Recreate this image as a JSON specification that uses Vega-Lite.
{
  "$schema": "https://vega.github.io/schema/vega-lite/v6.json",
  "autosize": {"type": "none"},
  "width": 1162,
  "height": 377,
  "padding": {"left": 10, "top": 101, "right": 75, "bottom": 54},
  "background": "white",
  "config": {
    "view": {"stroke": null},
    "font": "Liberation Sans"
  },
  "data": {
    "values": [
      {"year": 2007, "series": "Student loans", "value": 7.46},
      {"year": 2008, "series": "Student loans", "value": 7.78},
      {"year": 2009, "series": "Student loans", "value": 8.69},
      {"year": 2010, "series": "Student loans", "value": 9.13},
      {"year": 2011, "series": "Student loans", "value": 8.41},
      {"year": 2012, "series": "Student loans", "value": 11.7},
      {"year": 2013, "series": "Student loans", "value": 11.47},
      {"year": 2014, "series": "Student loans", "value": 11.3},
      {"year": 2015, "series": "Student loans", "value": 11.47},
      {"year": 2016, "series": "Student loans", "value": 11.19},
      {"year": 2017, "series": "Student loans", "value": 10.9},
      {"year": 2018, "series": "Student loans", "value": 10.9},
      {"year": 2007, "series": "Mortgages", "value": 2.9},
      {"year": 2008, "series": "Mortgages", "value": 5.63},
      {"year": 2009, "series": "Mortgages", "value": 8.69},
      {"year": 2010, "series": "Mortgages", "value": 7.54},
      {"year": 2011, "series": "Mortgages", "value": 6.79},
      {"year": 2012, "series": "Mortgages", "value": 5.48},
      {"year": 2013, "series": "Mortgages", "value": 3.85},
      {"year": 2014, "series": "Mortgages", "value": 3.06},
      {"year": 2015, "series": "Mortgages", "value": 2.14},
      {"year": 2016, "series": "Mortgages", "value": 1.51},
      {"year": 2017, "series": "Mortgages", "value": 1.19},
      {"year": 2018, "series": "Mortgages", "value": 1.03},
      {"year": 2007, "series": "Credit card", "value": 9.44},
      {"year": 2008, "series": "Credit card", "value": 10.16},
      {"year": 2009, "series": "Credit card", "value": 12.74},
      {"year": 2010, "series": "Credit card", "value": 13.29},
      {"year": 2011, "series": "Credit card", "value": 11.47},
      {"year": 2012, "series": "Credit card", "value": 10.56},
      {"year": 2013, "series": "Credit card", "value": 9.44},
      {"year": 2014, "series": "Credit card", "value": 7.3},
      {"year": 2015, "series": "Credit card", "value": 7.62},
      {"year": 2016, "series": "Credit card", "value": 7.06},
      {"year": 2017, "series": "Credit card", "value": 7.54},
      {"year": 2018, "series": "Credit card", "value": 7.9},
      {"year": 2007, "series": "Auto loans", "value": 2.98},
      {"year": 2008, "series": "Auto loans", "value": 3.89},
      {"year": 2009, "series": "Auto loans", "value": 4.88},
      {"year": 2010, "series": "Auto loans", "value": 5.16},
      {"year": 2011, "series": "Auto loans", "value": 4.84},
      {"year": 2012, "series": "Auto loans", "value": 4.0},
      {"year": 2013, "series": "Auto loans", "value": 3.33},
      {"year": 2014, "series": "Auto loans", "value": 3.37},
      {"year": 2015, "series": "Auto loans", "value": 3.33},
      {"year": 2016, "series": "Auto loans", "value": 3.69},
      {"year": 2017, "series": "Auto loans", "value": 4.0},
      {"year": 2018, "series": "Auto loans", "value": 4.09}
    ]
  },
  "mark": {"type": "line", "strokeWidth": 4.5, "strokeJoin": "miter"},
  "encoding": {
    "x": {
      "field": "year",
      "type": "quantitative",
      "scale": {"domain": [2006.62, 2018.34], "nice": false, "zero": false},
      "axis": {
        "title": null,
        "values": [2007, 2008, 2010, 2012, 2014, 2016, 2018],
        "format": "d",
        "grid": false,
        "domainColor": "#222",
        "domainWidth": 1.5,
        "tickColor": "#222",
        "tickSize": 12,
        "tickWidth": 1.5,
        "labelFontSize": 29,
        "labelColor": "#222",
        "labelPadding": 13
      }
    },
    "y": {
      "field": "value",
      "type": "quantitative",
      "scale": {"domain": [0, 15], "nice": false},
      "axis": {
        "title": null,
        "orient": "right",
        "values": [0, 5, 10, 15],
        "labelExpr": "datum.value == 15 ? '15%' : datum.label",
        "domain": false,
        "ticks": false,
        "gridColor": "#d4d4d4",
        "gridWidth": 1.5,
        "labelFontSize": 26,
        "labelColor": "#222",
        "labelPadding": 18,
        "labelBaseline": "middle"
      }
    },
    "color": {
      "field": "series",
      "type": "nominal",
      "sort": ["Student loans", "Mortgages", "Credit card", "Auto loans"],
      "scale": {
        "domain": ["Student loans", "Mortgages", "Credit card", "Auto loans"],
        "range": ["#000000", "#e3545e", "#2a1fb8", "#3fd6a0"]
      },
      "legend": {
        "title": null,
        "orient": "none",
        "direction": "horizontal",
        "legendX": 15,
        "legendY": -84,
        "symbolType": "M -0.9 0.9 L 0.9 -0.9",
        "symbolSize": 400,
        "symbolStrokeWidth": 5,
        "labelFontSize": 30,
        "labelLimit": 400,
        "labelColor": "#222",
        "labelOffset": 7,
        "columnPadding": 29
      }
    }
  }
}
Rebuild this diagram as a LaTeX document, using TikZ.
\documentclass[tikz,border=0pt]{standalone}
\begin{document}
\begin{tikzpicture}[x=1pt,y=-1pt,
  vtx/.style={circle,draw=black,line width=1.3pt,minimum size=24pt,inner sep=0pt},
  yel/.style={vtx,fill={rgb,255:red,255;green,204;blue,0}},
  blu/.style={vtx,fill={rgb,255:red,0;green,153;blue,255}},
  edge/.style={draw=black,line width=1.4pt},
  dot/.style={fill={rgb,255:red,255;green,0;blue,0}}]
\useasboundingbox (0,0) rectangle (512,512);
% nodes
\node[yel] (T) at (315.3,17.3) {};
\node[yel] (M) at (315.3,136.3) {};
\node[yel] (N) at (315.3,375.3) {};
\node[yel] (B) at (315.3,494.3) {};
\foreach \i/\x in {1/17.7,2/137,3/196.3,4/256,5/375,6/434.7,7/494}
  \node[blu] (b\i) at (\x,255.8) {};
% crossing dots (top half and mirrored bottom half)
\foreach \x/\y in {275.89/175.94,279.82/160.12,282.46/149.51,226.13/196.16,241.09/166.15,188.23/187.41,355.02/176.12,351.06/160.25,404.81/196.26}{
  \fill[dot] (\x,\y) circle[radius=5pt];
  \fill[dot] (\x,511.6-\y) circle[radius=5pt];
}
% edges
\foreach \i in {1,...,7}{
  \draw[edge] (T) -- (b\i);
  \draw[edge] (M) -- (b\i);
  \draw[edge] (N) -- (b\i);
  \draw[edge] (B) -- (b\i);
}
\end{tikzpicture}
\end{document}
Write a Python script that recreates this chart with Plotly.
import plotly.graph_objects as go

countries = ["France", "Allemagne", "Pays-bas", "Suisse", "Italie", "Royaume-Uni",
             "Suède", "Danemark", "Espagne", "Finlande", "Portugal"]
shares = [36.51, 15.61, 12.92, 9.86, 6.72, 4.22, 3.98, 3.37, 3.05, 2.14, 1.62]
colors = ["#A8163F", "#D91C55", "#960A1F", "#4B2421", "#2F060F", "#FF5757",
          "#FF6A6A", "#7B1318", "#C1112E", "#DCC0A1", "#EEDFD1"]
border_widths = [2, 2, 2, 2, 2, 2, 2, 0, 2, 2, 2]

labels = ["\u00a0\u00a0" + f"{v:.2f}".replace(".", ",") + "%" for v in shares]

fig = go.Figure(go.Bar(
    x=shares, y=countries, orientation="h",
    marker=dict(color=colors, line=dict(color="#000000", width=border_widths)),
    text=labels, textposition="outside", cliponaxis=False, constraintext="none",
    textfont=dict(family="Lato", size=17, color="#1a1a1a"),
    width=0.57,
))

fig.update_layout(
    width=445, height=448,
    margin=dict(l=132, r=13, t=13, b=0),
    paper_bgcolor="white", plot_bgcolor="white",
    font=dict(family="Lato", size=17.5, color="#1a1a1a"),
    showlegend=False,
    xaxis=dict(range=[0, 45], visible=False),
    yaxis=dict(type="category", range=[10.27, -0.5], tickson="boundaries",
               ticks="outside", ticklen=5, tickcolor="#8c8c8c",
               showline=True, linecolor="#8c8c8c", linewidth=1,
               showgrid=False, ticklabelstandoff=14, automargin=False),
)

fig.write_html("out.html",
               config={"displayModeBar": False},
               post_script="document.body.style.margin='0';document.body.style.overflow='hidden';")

● Aim of the task: Give back exactly the lines running from the line that contains "Write a Python" through the line that contains "import plotly.graph_objects as go", and nothing outside them.

● Worked answer:
Write a Python script that recreates this chart with Plotly.
import plotly.graph_objects as go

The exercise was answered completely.